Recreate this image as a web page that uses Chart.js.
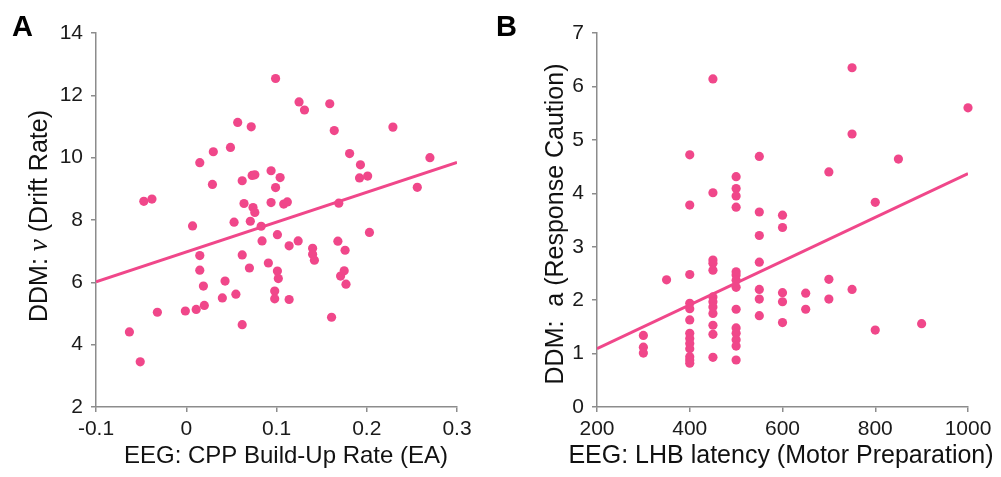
<!DOCTYPE html>
<html>
<head>
<meta charset="utf-8">
<script src="https://cdn.jsdelivr.net/npm/chart.js@4/dist/chart.umd.min.js"></script>
<style>
  body { margin: 0; background: #fff; }
  #wrap { position: relative; width: 1001px; height: 477px; }
  .panel { position: absolute; top: 0; height: 477px; }
  #boxA { left: 0; width: 480px; }
  #boxB { left: 480px; width: 521px; }
  .letter { position: absolute; top: 10px; line-height: 1; font: bold 29px "Liberation Sans", Arial, sans-serif; color: #000; }
</style>
</head>
<body>
<div id="wrap">
  <div class="panel" id="boxA"><canvas id="chartA"></canvas></div>
  <div class="panel" id="boxB"><canvas id="chartB"></canvas></div>
  <div class="letter" style="left:12px">A</div>
  <div class="letter" style="left:496px">B</div>
</div>
<script>
// Panel A - CPP build-up rate vs drift rate
const cppRate = [-0.063, -0.051, -0.047, -0.038, -0.032, -0.001, 0.007, 0.011, 0.015, 0.015, 0.015, 0.019, 0.020,
  0.029, 0.030, 0.040, 0.043, 0.049, 0.053, 0.055, 0.057, 0.062, 0.062, 0.062, 0.064, 0.070, 0.071, 0.072,
  0.073, 0.076, 0.074, 0.076, 0.083, 0.084, 0.091, 0.094, 0.094, 0.098, 0.098, 0.099, 0.099, 0.101, 0.101,
  0.102, 0.104, 0.108, 0.112, 0.114, 0.114, 0.124, 0.125, 0.131, 0.140, 0.140, 0.142, 0.159, 0.161, 0.164,
  0.168, 0.169, 0.171, 0.175, 0.176, 0.177, 0.181, 0.192, 0.193, 0.201, 0.203, 0.229, 0.256, 0.270];
const driftRate = [4.41, 3.45, 8.60, 8.67, 5.04, 5.08, 7.81, 5.13, 9.84, 6.86, 6.39, 5.88, 5.26,
  9.14, 10.19, 5.50, 6.04, 10.33, 7.93, 5.62, 11.13, 9.26, 6.88, 4.64, 8.53, 6.46, 7.96, 10.99,
  9.43, 9.45, 8.40, 8.24, 7.80, 7.33, 6.62, 9.58, 8.56, 5.72, 5.47, 12.54, 9.04, 7.53, 6.36,
  6.12, 9.36, 8.51, 8.58, 7.17, 5.45, 7.33, 11.79, 11.53, 7.09, 6.90, 6.71, 11.73, 4.88, 10.87,
  7.32, 8.54, 6.20, 6.37, 7.03, 5.94, 10.13, 9.35, 9.77, 9.41, 7.60, 10.98, 9.05, 10.00];
const fitA_x = [-0.1, 0.3];
const fitA_y = [6.02, 9.85];

// Panel B - LHB latency vs response caution
const lhbLatency = [300, 300, 300, 350,
  400, 400, 400, 400, 400, 400, 400, 400, 400, 400, 400, 400, 400,
  450, 450, 450, 450, 450, 450, 450, 450, 450, 450, 450, 450,
  500, 500, 500, 500, 500, 500, 500, 500, 500, 500, 500, 500, 500, 500,
  550, 550, 550, 550, 550, 550, 550,
  600, 600, 600, 600, 600, 650, 650, 700, 700, 700, 750, 750, 750, 800, 800, 850, 900, 1000];
const responseCaution = [1.34, 1.12, 1.01, 2.38,
  4.72, 3.78, 2.48, 1.94, 1.84, 1.63, 1.38, 1.28, 1.19, 1.09, 0.94, 0.88, 0.82,
  6.14, 4.01, 2.75, 2.69, 2.56, 2.06, 1.97, 1.87, 1.75, 1.53, 1.36, 0.93,
  4.31, 4.09, 3.95, 3.74, 2.53, 2.47, 2.37, 2.24, 1.83, 1.48, 1.38, 1.26, 1.14, 0.88,
  4.69, 3.65, 3.21, 2.71, 2.20, 2.02, 1.71,
  3.59, 3.36, 2.14, 1.97, 1.58, 2.13, 1.83, 4.40, 2.39, 2.02, 6.35, 5.11, 2.20, 3.83, 1.44, 4.64, 1.56, 5.60];
const fitB_x = [200, 1000];
const fitB_y = [1.09, 4.37];

const xTicksA = [-0.1, 0, 0.1, 0.2, 0.3];
const yTicksA = [2, 4, 6, 8, 10, 12, 14];
const xTicksB = [200, 400, 600, 800, 1000];
const yTicksB = [0, 1, 2, 3, 4, 5, 6, 7];

const pink = "#f0478a";
const axisGray = "#8c8c8c";
const sans = "'Liberation Sans', Arial, sans-serif";

function toPoints(xs, ys) {
  return xs.map((x, i) => ({ x: x, y: ys[i] }));
}

function drawParts(ctx, parts, x, y) {
  let total = 0;
  parts.forEach((p) => { ctx.font = p.font; total += ctx.measureText(p.text).width; });
  let pos = x - total / 2;
  parts.forEach((p) => {
    ctx.font = p.font;
    ctx.fillText(p.text, pos, y);
    pos += ctx.measureText(p.text).width;
  });
}

// axis titles drawn by hand so the italic nu can be mixed in
const axisTitles = {
  id: "axisTitles",
  afterDraw(chart, args, opts) {
    const ctx = chart.ctx;
    ctx.save();
    ctx.fillStyle = "#111";
    ctx.textAlign = "left";
    ctx.textBaseline = "alphabetic";
    drawParts(ctx, opts.xParts, opts.xMid, opts.xBase);
    ctx.translate(opts.yCenter, opts.yMid);
    ctx.rotate(-Math.PI / 2);
    drawParts(ctx, opts.yParts, 0, 9);
    ctx.restore();
  },
};

function makePanel(canvasId, cfg) {
  const tickFont = { family: sans, size: 21 };
  return new Chart(document.getElementById(canvasId), {
    type: "scatter",
    data: {
      datasets: [
        {
          data: toPoints(cfg.xs, cfg.ys),
          pointRadius: 4.6,
          pointHoverRadius: 4.6,
          pointBackgroundColor: pink,
          pointBorderWidth: 0,
          clip: false,
        },
        {
          type: "line",
          data: toPoints(cfg.fitX, cfg.fitY),
          borderColor: pink,
          borderWidth: 3,
          pointRadius: 0,
          fill: false,
        },
      ],
    },
    options: {
      responsive: true,
      maintainAspectRatio: false,
      animation: false,
      events: [],
      layout: { autoPadding: false, padding: { top: 33, right: cfg.padRight, bottom: 0, left: 0 } },
      plugins: {
        legend: { display: false },
        tooltip: { enabled: false },
        axisTitles: cfg.titles,
      },
      scales: {
        x: {
          type: "linear",
          min: cfg.xTicks[0],
          max: cfg.xTicks[cfg.xTicks.length - 1],
          afterBuildTicks: (scale) => { scale.ticks = cfg.xTicks.map((v) => ({ value: v })); },
          afterFit: (scale) => { scale.height = 70; },
          ticks: { font: tickFont, color: "#1a1a1a", padding: 5, maxRotation: 0, callback: (v) => String(v) },
          grid: { drawOnChartArea: false, drawTicks: true, tickLength: 5, color: axisGray, lineWidth: 1.5 },
          border: { display: true, color: axisGray, width: 1.5 },
        },
        y: {
          type: "linear",
          min: cfg.yTicks[0],
          max: cfg.yTicks[cfg.yTicks.length - 1],
          afterBuildTicks: (scale) => { scale.ticks = cfg.yTicks.map((v) => ({ value: v })); },
          afterFit: (scale) => { scale.width = cfg.axisLeft; },
          ticks: { font: tickFont, color: "#1a1a1a", padding: 8, callback: (v) => String(v) },
          grid: { drawOnChartArea: false, drawTicks: true, tickLength: 5, color: axisGray, lineWidth: 1.5 },
          border: { display: true, color: axisGray, width: 1.5 },
        },
      },
    },
    plugins: [axisTitles],
  });
}

makePanel("chartA", {
  xs: cppRate, ys: driftRate, fitX: fitA_x, fitY: fitA_y,
  xTicks: xTicksA, yTicks: yTicksA, axisLeft: 96, padRight: 23,
  titles: {
    xParts: [{ text: "EEG: CPP Build-Up Rate (EA)", font: "24px " + sans }],
    xMid: 286, xBase: 463,
    yParts: [
      { text: "DDM: ", font: "25px " + sans },
      { text: "\u03BD", font: "italic 27px 'Liberation Serif', serif" },
      { text: " (Drift Rate)", font: "25px " + sans },
    ],
    yCenter: 38, yMid: 216,
  },
});

makePanel("chartB", {
  xs: lhbLatency, ys: responseCaution, fitX: fitB_x, fitY: fitB_y,
  xTicks: xTicksB, yTicks: yTicksB, axisLeft: 117, padRight: 33,
  titles: {
    xParts: [{ text: "EEG: LHB latency (Motor Preparation)", font: "25px " + sans }],
    xMid: 301, xBase: 463,
    yParts: [{ text: "DDM:  a (Response Caution)", font: "25px " + sans }],
    yCenter: 74, yMid: 224,
  },
});
</script>
</body>
</html>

§ Exercise task:
Repeat exactly and only the lines from the start of the data above through the line that holds "const fitA_y = [6.02, 9.85];", inclusive. Pictures do not belong in the copy.

§ Answer below:
Recreate this image as a web page that uses Chart.js.
<!DOCTYPE html>
<html>
<head>
<meta charset="utf-8">
<script src="https://cdn.jsdelivr.net/npm/chart.js@4/dist/chart.umd.min.js"></script>
<style>
  body { margin: 0; background: #fff; }
  #wrap { position: relative; width: 1001px; height: 477px; }
  .panel { position: absolute; top: 0; height: 477px; }
  #boxA { left: 0; width: 480px; }
  #boxB { left: 480px; width: 521px; }
  .letter { position: absolute; top: 10px; line-height: 1; font: bold 29px "Liberation Sans", Arial, sans-serif; color: #000; }
</style>
</head>
<body>
<div id="wrap">
  <div class="panel" id="boxA"><canvas id="chartA"></canvas></div>
  <div class="panel" id="boxB"><canvas id="chartB"></canvas></div>
  <div class="letter" style="left:12px">A</div>
  <div class="letter" style="left:496px">B</div>
</div>
<script>
// Panel A - CPP build-up rate vs drift rate
const cppRate = [-0.063, -0.051, -0.047, -0.038, -0.032, -0.001, 0.007, 0.011, 0.015, 0.015, 0.015, 0.019, 0.020,
  0.029, 0.030, 0.040, 0.043, 0.049, 0.053, 0.055, 0.057, 0.062, 0.062, 0.062, 0.064, 0.070, 0.071, 0.072,
  0.073, 0.076, 0.074, 0.076, 0.083, 0.084, 0.091, 0.094, 0.094, 0.098, 0.098, 0.099, 0.099, 0.101, 0.101,
  0.102, 0.104, 0.108, 0.112, 0.114, 0.114, 0.124, 0.125, 0.131, 0.140, 0.140, 0.142, 0.159, 0.161, 0.164,
  0.168, 0.169, 0.171, 0.175, 0.176, 0.177, 0.181, 0.192, 0.193, 0.201, 0.203, 0.229, 0.256, 0.270];
const driftRate = [4.41, 3.45, 8.60, 8.67, 5.04, 5.08, 7.81, 5.13, 9.84, 6.86, 6.39, 5.88, 5.26,
  9.14, 10.19, 5.50, 6.04, 10.33, 7.93, 5.62, 11.13, 9.26, 6.88, 4.64, 8.53, 6.46, 7.96, 10.99,
  9.43, 9.45, 8.40, 8.24, 7.80, 7.33, 6.62, 9.58, 8.56, 5.72, 5.47, 12.54, 9.04, 7.53, 6.36,
  6.12, 9.36, 8.51, 8.58, 7.17, 5.45, 7.33, 11.79, 11.53, 7.09, 6.90, 6.71, 11.73, 4.88, 10.87,
  7.32, 8.54, 6.20, 6.37, 7.03, 5.94, 10.13, 9.35, 9.77, 9.41, 7.60, 10.98, 9.05, 10.00];
const fitA_x = [-0.1, 0.3];
const fitA_y = [6.02, 9.85];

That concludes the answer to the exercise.